Art exists under the threat of its opposite - Scientist Nihilism.

Both Brassier and Meillassoux talk of the "Arche-Fossil" (initially treated of philosophically by the former). The term 'Arche-Fossil' refers to scientific evidence that pertains to the existence of specific 'things', of 'substances', long before the existence of thinking and feeling beings: the fossilisation of celestial movement, indicating that the assumption of the scientist regarding the independence of objectivity from the subject is a sound one. Now, both Meillassoux and Brassier go a long way in discounting the Post-Kantian notion that this can tell us nothing about the existence of matter prior to the existence of consciousness - being, the Post-Kantian argues, that all it points to is the existence of certain impulses on the part of the scientist who records such data, in conjunction with the data that appears to be presented to him.
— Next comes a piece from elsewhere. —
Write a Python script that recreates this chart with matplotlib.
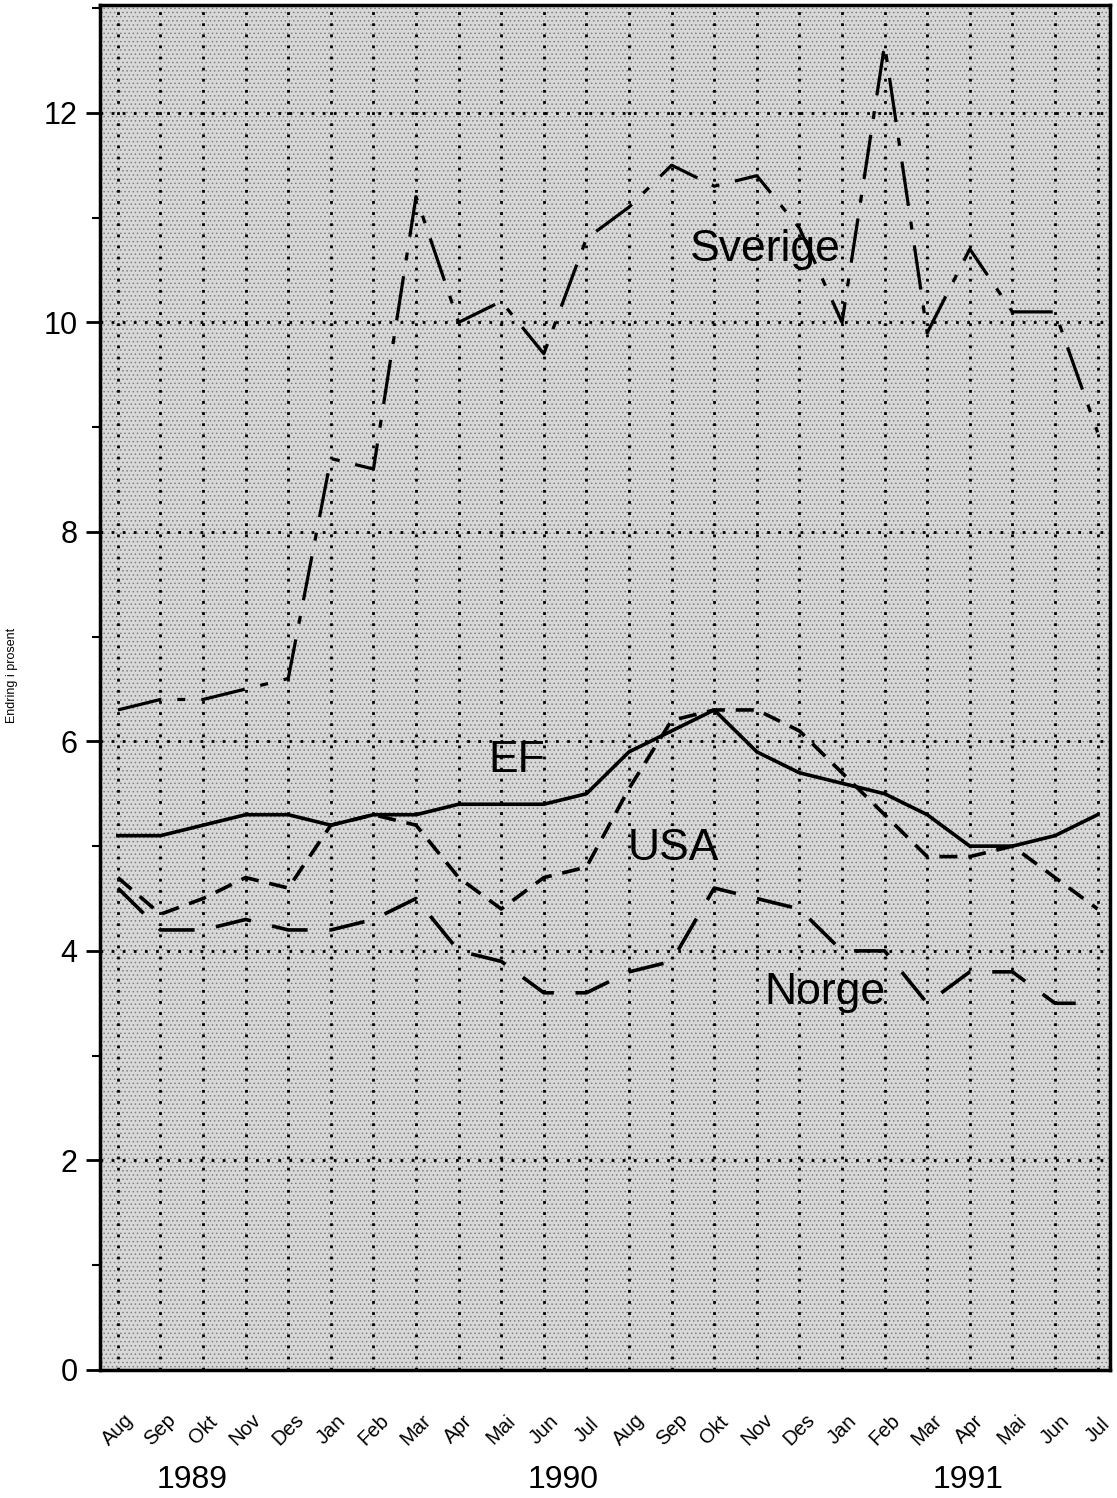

We will grant Brassier and Meillassoux their counter arguments (which can be found in their above referenced respective texts) to the Post-Kantian arguments, not even because we necessarily believe them, but rather because the most convincing dismissal of their respective accounts may be made on a simple and verifiable basis - and not with recourse to a Kantian reliance on the primacy of mind over substance such as could have us being written off as quasi-spiritualist in nature.

The Arche-Fossil is the material backup for Meillassoux's and Brassier's reliance on the 'Ancestrality' argument. The existence of the Arche-Fossil proves the absolute contingency, or absolute meaningless (when taken with Brassier's statement regarding the end of the Universe), of human existence.

So it is the Arche-Fossil that must be posited in opposition to our notion of art as bringing hope, and meaning to life, indeed, in bringing 'life' to 'life'.

What is most astounding about this point - the Arche-Fossil as 'life's' death blow - is how easily it can be sidestepped; a neat sidestepping that in fact renders Brassier's thought as, well, meaningless, though not in the way that he might have intended: All the artist need do to reinstitute 'meaning' in 'life' upon the realisation that the Arche-Fossil reduces even the artwork and the artist to a dumb cipher for existence - as lifeless as the Arche-Fossil itself is - is to claim the Arche-Fossil as an artwork.

The conceptual artist can claim anything as art (re; Duchamp's 'readymade'), and we are all artists (re; Beuys' 'Social Sculpture'). The declaration of the Arche-Fossil as art is in no way radical as artistic gesture. Moreover, scientifically it cannot be challenged. Philosophically, one awaits objection. Consider it done!

The Arche-Fossil as artwork does not then imply that human 'life' does not 'live', or that there can be no 'hope' in life. The fossil is claimed as art, and thus becomes another cipher for the possibility of there being meaning even in a meaningless world. Note, that this is not to counter the science that Brassier depends upon; it is merely to counter the sentiment which that science inspires in Brassier.

Science, having proven that their was a time before human existence and after human existence - and, indeed, Brassier's above statement regarding the end of the Universe can have its object similarly reduced to the status of artwork, the end of the Universe, declared as art - in no way belittles the import of that existence. Art is, indeed, contingent, but its contingence - its existence as completely illusory, hubristic, duplicitous, even - is proof of the ability of humans to create meaning in even the most adverse circumstances, the circumstances that govern existence itself.

Artistic Contingency is to 'life' as Scientific Contingency is to 'death'.